SET PROBLEM: Leave out the pictures, then reproduce the rest of the material exactly.

STORED RECORDS:
## begin

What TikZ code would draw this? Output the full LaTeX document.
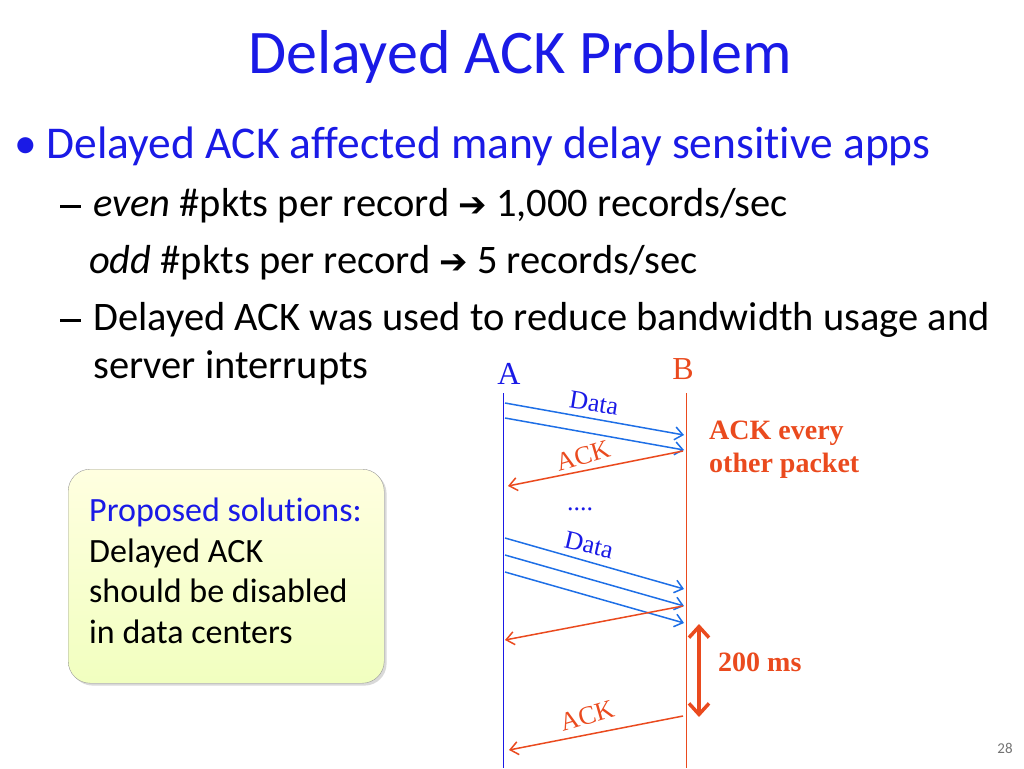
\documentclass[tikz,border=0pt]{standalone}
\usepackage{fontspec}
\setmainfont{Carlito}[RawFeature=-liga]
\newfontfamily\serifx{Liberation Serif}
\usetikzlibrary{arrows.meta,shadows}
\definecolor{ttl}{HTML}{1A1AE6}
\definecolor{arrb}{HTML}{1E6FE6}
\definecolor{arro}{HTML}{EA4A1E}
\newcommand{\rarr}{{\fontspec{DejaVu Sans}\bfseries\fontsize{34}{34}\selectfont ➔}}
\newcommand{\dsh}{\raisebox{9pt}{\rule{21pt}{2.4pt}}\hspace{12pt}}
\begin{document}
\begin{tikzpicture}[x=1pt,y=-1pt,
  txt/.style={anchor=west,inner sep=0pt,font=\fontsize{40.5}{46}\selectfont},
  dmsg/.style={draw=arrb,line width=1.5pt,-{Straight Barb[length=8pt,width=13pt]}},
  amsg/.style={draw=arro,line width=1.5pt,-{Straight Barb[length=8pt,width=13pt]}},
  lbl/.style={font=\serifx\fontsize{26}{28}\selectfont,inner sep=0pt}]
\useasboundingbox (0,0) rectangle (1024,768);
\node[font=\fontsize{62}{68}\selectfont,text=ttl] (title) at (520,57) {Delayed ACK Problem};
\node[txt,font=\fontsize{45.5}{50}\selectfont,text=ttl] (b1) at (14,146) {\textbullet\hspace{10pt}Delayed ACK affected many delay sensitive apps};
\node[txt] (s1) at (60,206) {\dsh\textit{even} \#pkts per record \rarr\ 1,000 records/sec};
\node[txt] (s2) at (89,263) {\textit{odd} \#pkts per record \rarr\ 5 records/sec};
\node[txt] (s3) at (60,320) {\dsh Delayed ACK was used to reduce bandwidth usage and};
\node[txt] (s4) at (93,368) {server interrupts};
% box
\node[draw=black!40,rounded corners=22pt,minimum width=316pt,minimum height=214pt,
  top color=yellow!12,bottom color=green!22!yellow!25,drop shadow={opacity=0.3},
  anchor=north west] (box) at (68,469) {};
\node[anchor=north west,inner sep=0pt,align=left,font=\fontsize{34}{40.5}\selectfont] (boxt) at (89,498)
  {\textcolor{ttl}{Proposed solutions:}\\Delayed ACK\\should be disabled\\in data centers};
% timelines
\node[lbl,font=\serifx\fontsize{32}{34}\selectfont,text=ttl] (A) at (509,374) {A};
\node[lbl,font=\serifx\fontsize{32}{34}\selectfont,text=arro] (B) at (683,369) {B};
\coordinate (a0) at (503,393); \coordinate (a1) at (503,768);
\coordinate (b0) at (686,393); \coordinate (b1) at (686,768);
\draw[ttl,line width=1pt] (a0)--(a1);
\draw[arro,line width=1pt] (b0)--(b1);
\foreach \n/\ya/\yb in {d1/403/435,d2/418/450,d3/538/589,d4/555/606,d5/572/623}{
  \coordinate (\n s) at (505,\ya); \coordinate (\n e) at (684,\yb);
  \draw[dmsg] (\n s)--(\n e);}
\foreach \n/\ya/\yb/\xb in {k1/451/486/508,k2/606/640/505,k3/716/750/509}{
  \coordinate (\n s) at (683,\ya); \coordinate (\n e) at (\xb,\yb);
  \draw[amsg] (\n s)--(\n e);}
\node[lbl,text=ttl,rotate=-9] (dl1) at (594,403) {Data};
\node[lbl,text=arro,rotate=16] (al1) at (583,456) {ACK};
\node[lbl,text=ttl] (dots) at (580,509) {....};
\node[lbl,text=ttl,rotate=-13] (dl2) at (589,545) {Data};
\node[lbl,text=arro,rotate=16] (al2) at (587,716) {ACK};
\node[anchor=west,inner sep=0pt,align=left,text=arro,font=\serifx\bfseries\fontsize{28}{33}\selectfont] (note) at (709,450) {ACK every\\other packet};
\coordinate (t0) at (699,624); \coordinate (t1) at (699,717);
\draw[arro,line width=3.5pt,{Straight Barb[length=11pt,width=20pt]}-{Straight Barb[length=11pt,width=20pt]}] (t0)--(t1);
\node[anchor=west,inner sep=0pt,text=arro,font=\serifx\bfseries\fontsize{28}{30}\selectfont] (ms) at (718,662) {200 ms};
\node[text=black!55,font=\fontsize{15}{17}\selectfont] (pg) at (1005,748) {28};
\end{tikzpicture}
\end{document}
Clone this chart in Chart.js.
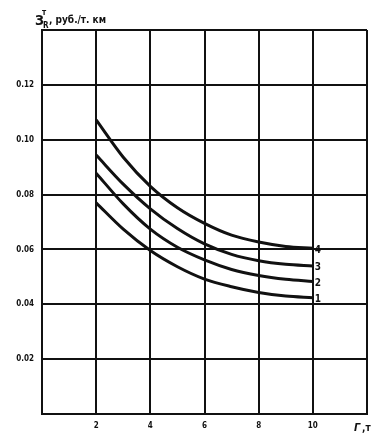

## end

CORRECT RESPONSE:
What TikZ code would draw this? Output the full LaTeX document.
\documentclass[tikz,border=0pt]{standalone}
\usepackage{fontspec}
\setmainfont{Carlito}[RawFeature=-liga]
\newfontfamily\serifx{Liberation Serif}
\usetikzlibrary{arrows.meta,shadows}
\definecolor{ttl}{HTML}{1A1AE6}
\definecolor{arrb}{HTML}{1E6FE6}
\definecolor{arro}{HTML}{EA4A1E}
\newcommand{\rarr}{{\fontspec{DejaVu Sans}\bfseries\fontsize{34}{34}\selectfont ➔}}
\newcommand{\dsh}{\raisebox{9pt}{\rule{21pt}{2.4pt}}\hspace{12pt}}
\begin{document}
\begin{tikzpicture}[x=1pt,y=-1pt,
  txt/.style={anchor=west,inner sep=0pt,font=\fontsize{40.5}{46}\selectfont},
  dmsg/.style={draw=arrb,line width=1.5pt,-{Straight Barb[length=8pt,width=13pt]}},
  amsg/.style={draw=arro,line width=1.5pt,-{Straight Barb[length=8pt,width=13pt]}},
  lbl/.style={font=\serifx\fontsize{26}{28}\selectfont,inner sep=0pt}]
\useasboundingbox (0,0) rectangle (1024,768);
\node[font=\fontsize{62}{68}\selectfont,text=ttl] (title) at (520,57) {Delayed ACK Problem};
\node[txt,font=\fontsize{45.5}{50}\selectfont,text=ttl] (b1) at (14,146) {\textbullet\hspace{10pt}Delayed ACK affected many delay sensitive apps};
\node[txt] (s1) at (60,206) {\dsh\textit{even} \#pkts per record \rarr\ 1,000 records/sec};
\node[txt] (s2) at (89,263) {\textit{odd} \#pkts per record \rarr\ 5 records/sec};
\node[txt] (s3) at (60,320) {\dsh Delayed ACK was used to reduce bandwidth usage and};
\node[txt] (s4) at (93,368) {server interrupts};
% box
\node[draw=black!40,rounded corners=22pt,minimum width=316pt,minimum height=214pt,
  top color=yellow!12,bottom color=green!22!yellow!25,drop shadow={opacity=0.3},
  anchor=north west] (box) at (68,469) {};
\node[anchor=north west,inner sep=0pt,align=left,font=\fontsize{34}{40.5}\selectfont] (boxt) at (89,498)
  {\textcolor{ttl}{Proposed solutions:}\\Delayed ACK\\should be disabled\\in data centers};
% timelines
\node[lbl,font=\serifx\fontsize{32}{34}\selectfont,text=ttl] (A) at (509,374) {A};
\node[lbl,font=\serifx\fontsize{32}{34}\selectfont,text=arro] (B) at (683,369) {B};
\coordinate (a0) at (503,393); \coordinate (a1) at (503,768);
\coordinate (b0) at (686,393); \coordinate (b1) at (686,768);
\draw[ttl,line width=1pt] (a0)--(a1);
\draw[arro,line width=1pt] (b0)--(b1);
\foreach \n/\ya/\yb in {d1/403/435,d2/418/450,d3/538/589,d4/555/606,d5/572/623}{
  \coordinate (\n s) at (505,\ya); \coordinate (\n e) at (684,\yb);
  \draw[dmsg] (\n s)--(\n e);}
\foreach \n/\ya/\yb/\xb in {k1/451/486/508,k2/606/640/505,k3/716/750/509}{
  \coordinate (\n s) at (683,\ya); \coordinate (\n e) at (\xb,\yb);
  \draw[amsg] (\n s)--(\n e);}
\node[lbl,text=ttl,rotate=-9] (dl1) at (594,403) {Data};
\node[lbl,text=arro,rotate=16] (al1) at (583,456) {ACK};
\node[lbl,text=ttl] (dots) at (580,509) {....};
\node[lbl,text=ttl,rotate=-13] (dl2) at (589,545) {Data};
\node[lbl,text=arro,rotate=16] (al2) at (587,716) {ACK};
\node[anchor=west,inner sep=0pt,align=left,text=arro,font=\serifx\bfseries\fontsize{28}{33}\selectfont] (note) at (709,450) {ACK every\\other packet};
\coordinate (t0) at (699,624); \coordinate (t1) at (699,717);
\draw[arro,line width=3.5pt,{Straight Barb[length=11pt,width=20pt]}-{Straight Barb[length=11pt,width=20pt]}] (t0)--(t1);
\node[anchor=west,inner sep=0pt,text=arro,font=\serifx\bfseries\fontsize{28}{30}\selectfont] (ms) at (718,662) {200 ms};
\node[text=black!55,font=\fontsize{15}{17}\selectfont] (pg) at (1005,748) {28};
\end{tikzpicture}
\end{document}
Clone this chart in Chart.js.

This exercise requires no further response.